5. Practical Algorithms and Mixed-Type Data

New computationally efficient estimators for PID have been developed for both continuous and mixed discrete-continuous variables encountered in empirical time series (Schick-Poland et al., 2021, Barà et al., 20 Sep 2024). Central elements include:

  • Representing specific mutual information for a target outcome as a Kullback-Leibler divergence between conditional and marginal (or pooled) densities.
  • Implementing nonparametric estimators, principally based on nearest-neighbor statistics (generalizing the Kraskov–Stögbauer–Grassberger framework), capable of robustly decomposing MI in high-dimensional, sparsely sampled settings.
  • Extensions to TDMI scenarios by augmenting source variables with time-lagged observations, enabling the decomposition of information transfer from multiple temporal dependencies.

This accommodating methodology supports application to neuroscience (e.g., sensory coding with neural and external delays), physiology (e.g., cardiovascular-respiratory coupling), and forecasting (feature selection among temporally structured predictors).
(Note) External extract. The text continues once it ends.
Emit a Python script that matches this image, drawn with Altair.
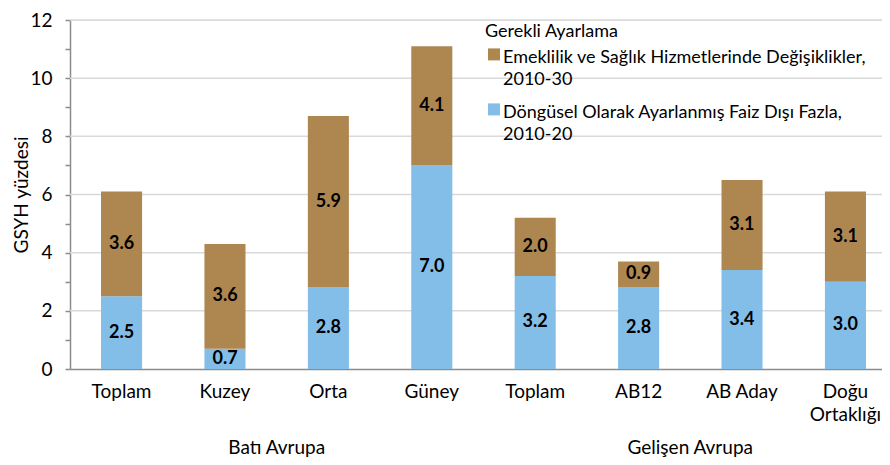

6. Challenges, Limitations, and Theoretical Controversies

Several theoretical challenges are associated with PID and its application to TDMI:

  • Lattice-based inconsistency: For three or more sources, PID may be inconsistent (sum of atoms can exceed total information) (Lyu et al., 7 Aug 2025). Impossibility results show that no single lattice-based decomposition can satisfy all desirable properties (additivity, non-negativity, subset consistency) in general higher-order scenarios.
  • Negative partial values: Entropy- and path-based approaches may yield negative unique or synergistic terms when the underlying assumptions (data completeness, appropriate source/target definitions) are violated (Ince, 2017, Sigtermans, 2020).
  • Ambiguity in defining optimal pooling or ordering: Approaches that aggregate (pool) marginal distributions to estimate redundancy or synergy introduce necessary but subjective choices (Enk, 2023), further highlighting the non-uniqueness of multivariate information decompositions in practice.

Research continues on operationally meaningful, computationally tractable, and axiomatically robust generalizations beyond the two-source case and on improving estimators for complex, high-dimensional systems.

7. Empirical and Scientific Applications

Application of PID/TMDI frameworks has yielded novel insights in a range of scientific fields:

  • Climate networks: PIRD (via VAR modeling and spectral decomposition) reveals high-order couplings and redundancy/synergy patterns among oscillatory indices of ENSO, capturing delayed influence structures missed by static PID (Faes et al., 6 Feb 2025).
  • Physiological systems: PIRD uncovers frequency-dependent redundant and synergistic interactions in cerebrovascular and cardiovascular regulation, emphasizing the need for time- and frequency-aware decomposition strategies (Sparacino et al., 6 Feb 2025).
  • Neuroscience and Machine Learning: PID-based analysis isolates unique, redundant, and synergistic contributions of temporally or spatially distributed features to decoding or prediction, offering improved interpretability for black-box models and complex network analyses (Schick-Poland et al., 2021, Barà et al., 20 Sep 2024).

These empirical applications highlight the importance of time-resolved decompositions in uncovering functional connectivity, causal structure, and emergent behavior in high-dimensional dynamic systems.


Summary Table: Core PID and TDMI Decomposition Notions

Framework/Method Redundancy Definition Applicability to TDMI
Classic PID Redundancy lattice (I_min, etc) Limited/static, no rate
PIRD Minimum spectral MIR pointwise Dynamic/spectral, ≥2 src
PED Pointwise common surprisal Dyadic/triadic, static & dynamic
Dependency constraint MaxEnt models in lattice Multivariate, time-lagged, Gaussian
Causal tensor Path-minimum via chains MI, Transfer Entropy

The PID of Time-Delayed Mutual Information is now supported by theory and computational methods that permit proper decomposition of temporally structured interaction in complex networks, particularly when implemented within the Partial Information Rate Decomposition (PIRD) and related generalizations. These frameworks resolve many deficiencies of static PID in dynamic contexts, providing interpretations and practical analysis tools for emergent, delayed, and scale-dependent dependencies in scientific data.